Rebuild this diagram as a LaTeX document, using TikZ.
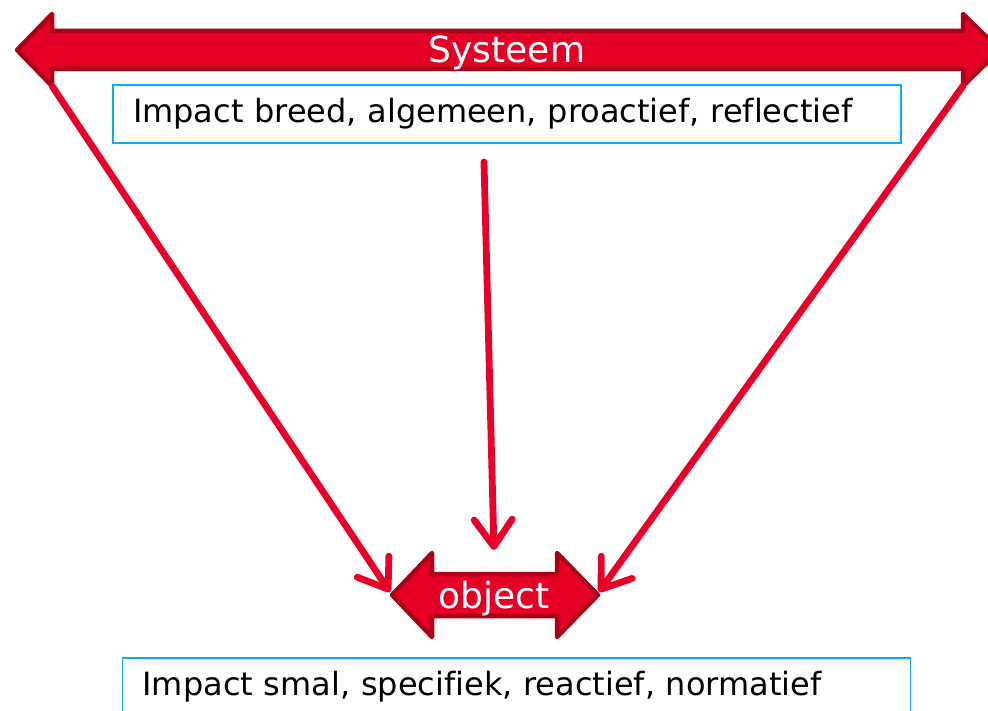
\documentclass[tikz,border=0pt]{standalone}
\usepackage{fontspec}
\setmainfont[Ligatures={NoCommon}]{DejaVu Sans}
\usetikzlibrary{arrows.meta}
\definecolor{arrowfill}{RGB}{230,0,38}
\definecolor{arrowedge}{RGB}{172,0,24}
\definecolor{linered}{RGB}{232,0,40}
\definecolor{boxblue}{RGB}{0,176,240}
\tikzset{
  bigarrow/.style={fill=arrowfill,draw=arrowedge,line width=4.5pt,line join=round},
  conn/.style={draw=linered,line width=6.8pt,line cap=round,
    -{Straight Barb[length=27pt,width=38pt,line cap=round,line join=round]}},
  infobox/.style={draw=boxblue,line width=1.8pt,minimum width=788pt,minimum height=58pt,
    text width=748pt,inner xsep=20pt,align=left,font=\fontsize{32}{38}\selectfont},
  arrowlabel/.style={text=white,font=\fontsize{36}{42}\selectfont,inner sep=0pt}
}
\begin{document}
\begin{tikzpicture}[x=1pt,y=-1pt]
\useasboundingbox (0,0) rectangle (988,711);
\clip (0,0) rectangle (988,711);
% corner coordinates of the top double arrow
\coordinate (sysTipL) at (17,50);
\coordinate (sysHL) at (52,14);
\coordinate (sysSL) at (52,31);
\coordinate (sysSR) at (963,31);
\coordinate (sysHR) at (963,14);
\coordinate (sysTipR) at (1000,50);
\coordinate (sysHRb) at (963,86);
\coordinate (sysSRb) at (963,69);
\coordinate (sysSLb) at (52,69);
\coordinate (sysHLb) at (52,86);
\draw[bigarrow] (sysTipL) -- (sysHL) -- (sysSL) -- (sysSR) -- (sysHR) -- (sysTipR)
  -- (sysHRb) -- (sysSRb) -- (sysSLb) -- (sysHLb) -- cycle;
\node[arrowlabel] (sys) at (507,53) {Systeem};
% object double arrow
\coordinate (objTipL) at (392,595);
\coordinate (objTipR) at (598,595);
\draw[bigarrow] (objTipL) -- (432,553) -- (432,574) -- (557,574) -- (557,553) -- (objTipR)
  -- (557,637) -- (557,616) -- (432,616) -- (432,637) -- cycle;
\node[arrowlabel] (obj) at (494,599) {object};
% boxes
\node[infobox] (top) at (507,114) {\raisebox{-3pt}{Impact breed, algemeen, proactief, reflectief}};
\node[infobox] (bottom) at (516.5,687) {\raisebox{-2pt}{Impact smal, specifiek, reactief, normatief}};
% connectors
\coordinate (midStart) at (484,162);
\coordinate (objTop) at (494,550);
\coordinate (objL) at (390,592);
\coordinate (objR) at (599,592);
\draw[conn] (sysHLb) -- (objL);
\draw[conn] (sysHRb) -- (objR);
\draw[conn] (midStart) -- (objTop);
\end{tikzpicture}
\end{document}
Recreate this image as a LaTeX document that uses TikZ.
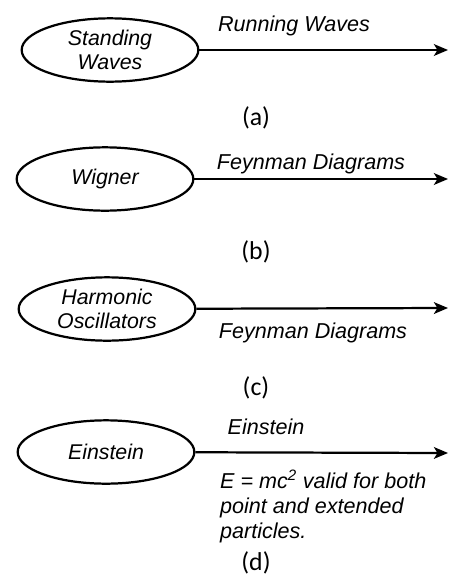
========================
■ **Short problem**
Reproduce every line of the material precisely, omitting its pictures.

■ **Complete output**
Rebuild this diagram as a LaTeX document, using TikZ.
\documentclass[tikz,border=0pt]{standalone}
\usepackage{fontspec}
\setmainfont[Ligatures={NoCommon}]{DejaVu Sans}
\usetikzlibrary{arrows.meta}
\definecolor{arrowfill}{RGB}{230,0,38}
\definecolor{arrowedge}{RGB}{172,0,24}
\definecolor{linered}{RGB}{232,0,40}
\definecolor{boxblue}{RGB}{0,176,240}
\tikzset{
  bigarrow/.style={fill=arrowfill,draw=arrowedge,line width=4.5pt,line join=round},
  conn/.style={draw=linered,line width=6.8pt,line cap=round,
    -{Straight Barb[length=27pt,width=38pt,line cap=round,line join=round]}},
  infobox/.style={draw=boxblue,line width=1.8pt,minimum width=788pt,minimum height=58pt,
    text width=748pt,inner xsep=20pt,align=left,font=\fontsize{32}{38}\selectfont},
  arrowlabel/.style={text=white,font=\fontsize{36}{42}\selectfont,inner sep=0pt}
}
\begin{document}
\begin{tikzpicture}[x=1pt,y=-1pt]
\useasboundingbox (0,0) rectangle (988,711);
\clip (0,0) rectangle (988,711);
% corner coordinates of the top double arrow
\coordinate (sysTipL) at (17,50);
\coordinate (sysHL) at (52,14);
\coordinate (sysSL) at (52,31);
\coordinate (sysSR) at (963,31);
\coordinate (sysHR) at (963,14);
\coordinate (sysTipR) at (1000,50);
\coordinate (sysHRb) at (963,86);
\coordinate (sysSRb) at (963,69);
\coordinate (sysSLb) at (52,69);
\coordinate (sysHLb) at (52,86);
\draw[bigarrow] (sysTipL) -- (sysHL) -- (sysSL) -- (sysSR) -- (sysHR) -- (sysTipR)
  -- (sysHRb) -- (sysSRb) -- (sysSLb) -- (sysHLb) -- cycle;
\node[arrowlabel] (sys) at (507,53) {Systeem};
% object double arrow
\coordinate (objTipL) at (392,595);
\coordinate (objTipR) at (598,595);
\draw[bigarrow] (objTipL) -- (432,553) -- (432,574) -- (557,574) -- (557,553) -- (objTipR)
  -- (557,637) -- (557,616) -- (432,616) -- (432,637) -- cycle;
\node[arrowlabel] (obj) at (494,599) {object};
% boxes
\node[infobox] (top) at (507,114) {\raisebox{-3pt}{Impact breed, algemeen, proactief, reflectief}};
\node[infobox] (bottom) at (516.5,687) {\raisebox{-2pt}{Impact smal, specifiek, reactief, normatief}};
% connectors
\coordinate (midStart) at (484,162);
\coordinate (objTop) at (494,550);
\coordinate (objL) at (390,592);
\coordinate (objR) at (599,592);
\draw[conn] (sysHLb) -- (objL);
\draw[conn] (sysHRb) -- (objR);
\draw[conn] (midStart) -- (objTop);
\end{tikzpicture}
\end{document}
Recreate this image as a LaTeX document that uses TikZ.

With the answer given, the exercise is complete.